According to government and FAO estimates, 54 percent of the total fishing fleet was either made un-seaworthy or was totally destroyed by the tsunami.
The UN agency, which works through government-owned boat building and fishery supply company Cey-Nor Foundation Ltd, mobilized resources from a number of international donors to fund this important activity.
"FAO is supporting Cey-Nor through the provision of tools, boat repair materials and payment of labour charges" said FAO Emergency and Rehabilitation Coordinator Ms Mona Chaya. "The aim of the activity is to ensure that fishers in all affected districts are allowed to resume their livelihoods as quickly as possible."
Close to 5 000 fishers were killed by the tsunami waves in Sri Lanka whilst tens of thousands of others saw their houses destroyed and their means of earning a living - their boats and nets- washed away.

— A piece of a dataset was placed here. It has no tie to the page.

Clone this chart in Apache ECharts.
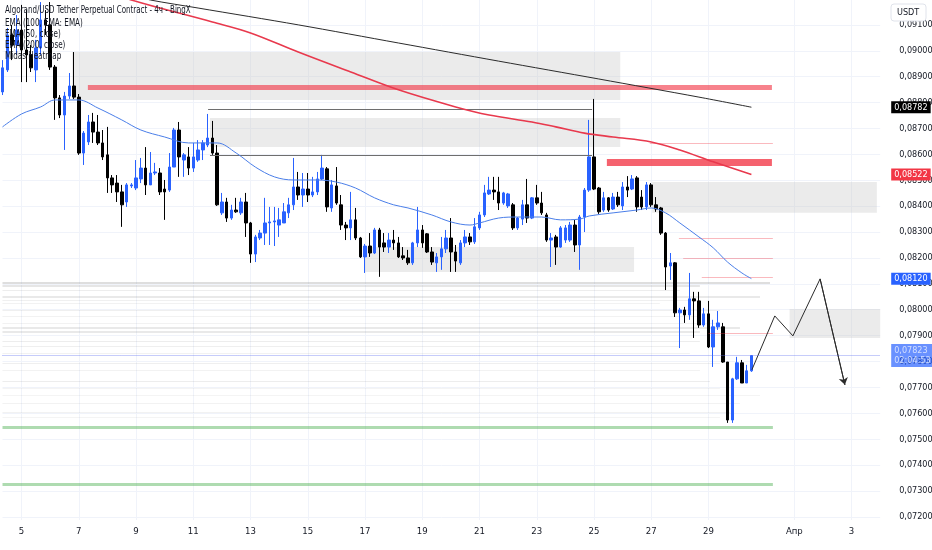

Through its partnership with the government and Cey-Nor, FAO has already repaired 3 415 fishing boats in Sri Lanka and has supplied 75 percent of the funds and raw materials made available to Cey-Nor. FAO is also funding the repair of inboard engines and outboard motors. To date, 212 inboard engines and 658 outboard motors have already been repaired by Cey-Nor using FAO funds.
FAO is the UN's lead agency for the rehabilitation of the fisheries sector. Whilst FAO and the Sri Lankan government's immediate priority following the tsunami disaster has been to get the fishers fishing again as soon as possible, the longer-term strategy is to improve the sector as a whole with a view to raising the incomes of coastal communities.